Obama told reporters after meeting Medvedev in the Danish capital that Washington and Moscow were "quite close" to agreement but a senior Kremlin official later said that talks would continue in January after a Christmas break.

"There will be a little break -- they [the Americans] will have Christmas holidays, then we will have ours," the Kremlin's top foreign policy adviser Sergei Prikhodko told reporters.

Neither side disclosed details of why the talks on a successor to the 1991 START I pact had missed a December 5 deadline and have still not produced a result, even after the two leaders met on the fringes of the UN climate conference in Copenhagen.

The world's two largest nuclear powers have been trying since April to find a replacement for START I, which led to the biggest cuts in atomic weapons in history.

The initiative forms the centerpiece of Obama's efforts to "reset" relations with Russia after a tense period during the administration of his predecessor George W. Bush.

The U.S. leader has abandoned plans to station antimissile systems in Central Europe and toned down Washington's support for former Soviet republics Ukraine and Georgia to join NATO, moves designed to please Russia.

In return, Obama wants Moscow's help on a wide range of international issues ranging from Iran to North Korea to Afghanistan.

Obama was careful to avoid any mention of disagreements in his remarks after speaking to Medvedev.

"We've been making excellent progress. We are quite close to an agreement. And I'm confident it will be completed in a timely fashion," he said.

Medvedev said that there were "certain technical details...which require further work" but did not elaborate.


One of the key issues dividing Moscow and Washington has been how to verify any cuts agreed upon in a new treaty.

Russia's Foreign Ministry spokesman Andrei Nesterenko had earlier said Moscow was counting on "resolving all the remaining questions in the very near future, if not in hours."

But Kremlin spokesman Natalia Timakova, who was traveling with Medvedev, later issued a highly unusual public rebuke to Nesterenko, telling reporters what he said "has nothing in common with reality."

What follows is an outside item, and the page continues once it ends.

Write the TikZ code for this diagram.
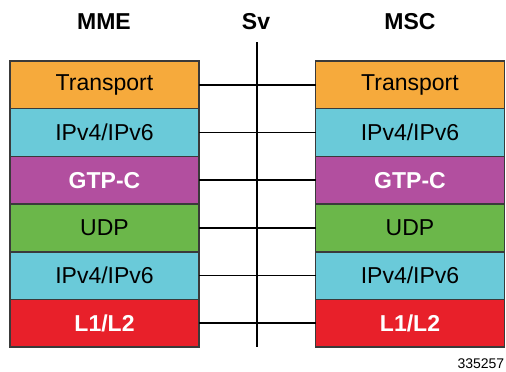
\documentclass[tikz,border=0pt]{standalone}
\usepackage{fontspec}
\setmainfont{Liberation Sans}
\usetikzlibrary{positioning}
\definecolor{transportorange}{HTML}{F6AA3C}
\definecolor{iplightblue}{HTML}{6ACAD9}
\definecolor{gtppurple}{HTML}{B24F9F}
\definecolor{udpgreen}{HTML}{6BB74A}
\definecolor{lonered}{HTML}{E8202A}
\definecolor{boxedge}{HTML}{3A3A3A}
\tikzset{every picture/.style={line width=0.75pt}}
\tikzset{
  layer/.style={draw=boxedge, minimum width=94.5pt, minimum height=23.85pt,
    inner sep=0pt, outer sep=0pt, font=\fontsize{11.5}{13}\selectfont},
  boldlayer/.style={layer, text=white, font=\fontsize{11.5}{13}\selectfont\bfseries},
  hdr/.style={font=\fontsize{11.5}{13}\selectfont\bfseries},
  link/.style={draw=black, line width=0.85pt}
}

\begin{document}
\begin{tikzpicture}[x=0.5pt, y=-0.5pt]
    % 画布
    \useasboundingbox (0,0) rectangle (506,371);

    % 标题
    \node[hdr] (mme) at (104,22) {MME};
    \node[hdr] (sv) at (256,22) {Sv};
    \node[hdr] (msc) at (410,22) {MSC};

    % MME 协议栈
    \node[layer, fill=transportorange] (mmeTransport) at (104.5,84.8) {Transport};
    \node[layer, fill=iplightblue, below=0pt of mmeTransport] (mmeIpA) {IPv4/IPv6};
    \node[boldlayer, fill=gtppurple, below=0pt of mmeIpA] (mmeGtp) {GTP-C};
    \node[layer, fill=udpgreen, below=0pt of mmeGtp] (mmeUdp) {UDP};
    \node[layer, fill=iplightblue, below=0pt of mmeUdp] (mmeIpB) {IPv4/IPv6};
    \node[boldlayer, fill=lonered, below=0pt of mmeIpB] (mmeL) {L1/L2};

    % MSC 协议栈
    \node[layer, fill=transportorange] (mscTransport) at (410,84.8) {Transport};
    \node[layer, fill=iplightblue, below=0pt of mscTransport] (mscIpA) {IPv4/IPv6};
    \node[boldlayer, fill=gtppurple, below=0pt of mscIpA] (mscGtp) {GTP-C};
    \node[layer, fill=udpgreen, below=0pt of mscGtp] (mscUdp) {UDP};
    \node[layer, fill=iplightblue, below=0pt of mscUdp] (mscIpB) {IPv4/IPv6};
    \node[boldlayer, fill=lonered, below=0pt of mscIpB] (mscL) {L1/L2};

    % Sv 接口线
    \coordinate (svTop) at (257,42);
    \coordinate (svBot) at (257,347);
    \draw[link] (svTop) -- (svBot);

    % 对等层连线
    \draw[link] (mmeTransport.east) -- (mscTransport.west);
    \draw[link] (mmeIpA.east) -- (mscIpA.west);
    \draw[link] (mmeGtp.east) -- (mscGtp.west);
    \draw[link] (mmeUdp.east) -- (mscUdp.west);
    \draw[link] (mmeIpB.east) -- (mscIpB.west);
    \draw[link] (mmeL.east) -- (mscL.west);

    % 图号
    \node[anchor=east, inner sep=0pt, font=\fontsize{7}{8}\selectfont] (figno) at (505,364) {335257};
\end{tikzpicture}
\end{document}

The differences in Moscow's position may reflect discrepancies between Medvedev and Prime Minister Vladimir Putin, Russia's preeminent politician and the country's ultimate decision-maker.

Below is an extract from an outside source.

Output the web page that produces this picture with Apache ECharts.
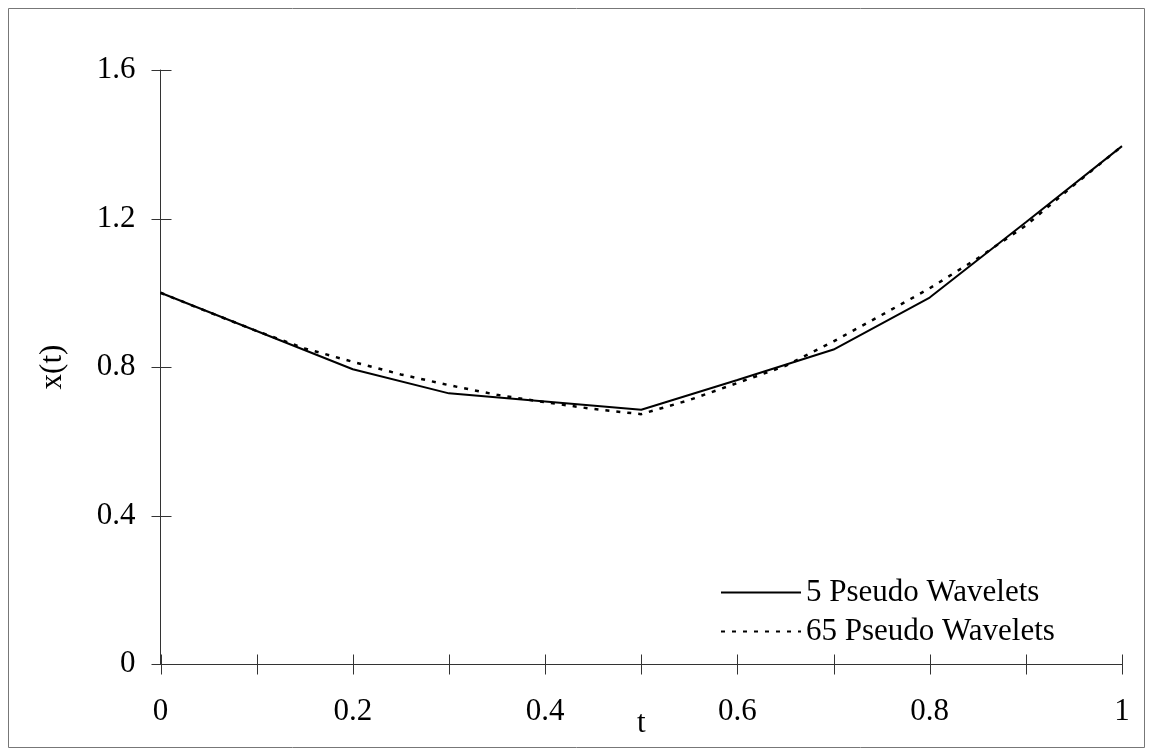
<!DOCTYPE html>
<html>
<head>
<meta charset="utf-8">
<script src="https://cdn.jsdelivr.net/npm/echarts@6/dist/echarts.min.js"></script>
<style>
html,body{margin:0;padding:0;background:#fff;}
#chart{width:1153px;height:755px;}
</style>
</head>
<body>
<div id="chart"></div>
<script>
// ---- data ----
var tSolid = [0, 0.1, 0.2, 0.3, 0.4, 0.5, 0.6, 0.7, 0.8, 0.9, 1.0];
var xSolid = [1.0, 0.897, 0.794, 0.729, 0.707, 0.685, 0.765, 0.847, 0.987, 1.19, 1.395];
var tDotted = [0, 0.05, 0.1, 0.15, 0.2, 0.25, 0.3, 0.35, 0.4, 0.45, 0.5, 0.55, 0.6, 0.65, 0.7, 0.75, 0.8, 0.85, 0.9, 0.95, 1.0];
var xDotted = [1.0, 0.948, 0.897, 0.850, 0.814, 0.780, 0.751, 0.725, 0.705, 0.687, 0.673, 0.711, 0.757, 0.803, 0.869, 0.940, 1.012, 1.093, 1.181, 1.290, 1.395];
var xTickValues = [0, 0.1, 0.2, 0.3, 0.4, 0.5, 0.6, 0.7, 0.8, 0.9, 1];
var yTickValues = [0, 0.4, 0.8, 1.2, 1.6];
var xTickLabels = ['0', '0.2', '0.4', '0.6', '0.8', '1'];
var yTickLabels = ['0', '0.4', '0.8', '1.2', '1.6'];
var seriesNames = ['5 Pseudo Wavelets', '65 Pseudo Wavelets'];

function pairs(a, b) { return a.map(function (v, i) { return [v, b[i]]; }); }

var FONT = 'Liberation Serif';
var FS = 31;
var AXC = '#333';
var TICK = 10;

function xLabel(v) {
  var k = Math.round(v * 10);
  if (k % 2 !== 0) return '';
  return xTickLabels[k / 2];
}
function yLabel(v) {
  var k = Math.round(v / 0.4);
  return yTickLabels[k];
}

// crossing tick marks, placed through the chart's own scales
function crossTickSeries(vals, dir) {
  return {
    type: 'custom', silent: true, clip: false, z: 5,
    coordinateSystem: 'cartesian2d',
    encode: { x: 0, y: 1 },
    data: vals.map(function (v) { return dir === 'x' ? [v, 0] : [0, v]; }),
    renderItem: function (params, api) {
      var p = api.coord([api.value(0), api.value(1)]);
      var x = Math.round(p[0]) + 0.5, y = Math.round(p[1]) + 0.5;
      var shape = dir === 'x'
        ? { x1: x, y1: y - TICK, x2: x, y2: y + TICK }
        : { x1: x - TICK, y1: y, x2: x + TICK, y2: y };
      return { type: 'line', shape: shape, style: { stroke: AXC, lineWidth: 1, fill: null } };
    }
  };
}

var chart = echarts.init(document.getElementById('chart'), null, { renderer: 'canvas' });
chart.setOption({
  backgroundColor: '#fff',
  animation: false,
  grid: { left: 160.5, right: 31, top: 70, bottom: 91, containLabel: false, outerBoundsMode: 'none' },
  graphic: [{
    type: 'rect', silent: true,
    shape: { x: 8.5, y: 8.5, width: 1136, height: 739 },
    style: { fill: 'none', stroke: '#777', lineWidth: 1 }
  }],
  legend: {
    orient: 'vertical', left: 715, top: 572,
    itemWidth: 80, itemHeight: 14, itemGap: 8,
    itemStyle: { opacity: 0 },
    textStyle: { fontFamily: FONT, fontSize: FS, color: '#000', lineHeight: 31 },
    data: seriesNames
  },
  xAxis: {
    type: 'value', min: 0, max: 1, interval: 0.1,
    name: 't', nameLocation: 'middle', nameGap: 44, nameMoveOverlap: false,
    nameTextStyle: { fontFamily: FONT, fontSize: FS, color: '#000' },
    axisLine: { show: true, lineStyle: { color: AXC, width: 1 } },
    axisTick: { show: false },
    axisLabel: { formatter: xLabel, margin: 32, fontFamily: FONT, fontSize: FS, color: '#000', hideOverlap: false },
    splitLine: { show: false }
  },
  yAxis: {
    type: 'value', min: 0, max: 1.6, interval: 0.4,
    name: 'x(t)', nameLocation: 'middle', nameGap: 92, nameRotate: 90, nameMoveOverlap: false,
    nameTextStyle: { fontFamily: FONT, fontSize: FS, color: '#000' },
    axisLine: { show: true, lineStyle: { color: AXC, width: 1 } },
    axisTick: { show: false },
    axisLabel: { formatter: yLabel, margin: 25, fontFamily: FONT, fontSize: FS, color: '#000' },
    splitLine: { show: false }
  },
  series: [{
    name: seriesNames[0], type: 'line', showSymbol: false, symbol: 'none',
    data: pairs(tSolid, xSolid),
    lineStyle: { color: '#000', width: 2, type: 'solid' },
    itemStyle: { color: '#000' }
  }, {
    name: seriesNames[1], type: 'line', showSymbol: false, symbol: 'none',
    data: pairs(tDotted, xDotted),
    lineStyle: { color: '#000', width: 2.5, type: [4, 7] },
    itemStyle: { color: '#000' }
  },
  crossTickSeries(xTickValues, 'x'),
  crossTickSeries(yTickValues, 'y')]
});
</script>
</body>
</html>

Putin, who is frequently critical of the United States, intervened in the summer to scupper a deal on Russia joining the World Trade Organization, only hours after senior U.S. and Russian officials said they were close to agreement.

A senior U.S. official had said in Washington on December 17 that Obama and Medvedev could reach an agreement in principle in Copenhagen on the arms treaty but this did not materialize.

Talks between the two sides have been conducted in Geneva under unusually tight secrecy, and very few details of the negotiations have come to light.

Tensions surfaced on December 17 when Russian Foreign Minister Sergei Lavrov, a longtime Putin loyalist, accused U.S. negotiators of dragging their feet -- a charge rebutted by Washington.

The START I treaty, signed in 1991 by U.S. President George Bush and Soviet leader Mikhail Gorbachev, took nearly a decade to achieve but resulted in Russia and the United States more than halving their nuclear arsenals.

Obama and Medvedev said in July they wanted a new treaty that would reduce operationally deployed nuclear warheads to 1,500-1,675, a cut of about a third from current levels.

They also agreed that strategic delivery systems -- the missiles, bombers, and submarines that launch nuclear warheads -- should be limited to between 500 and 1,100 units.

Precise figures on deployed nuclear weapons are secret but the U.S.-based Bulletin of the Atomic Scientists estimated at the start of 2009 that the United States had about 2,200 operationally deployed nuclear warheads and Russia about 2,790.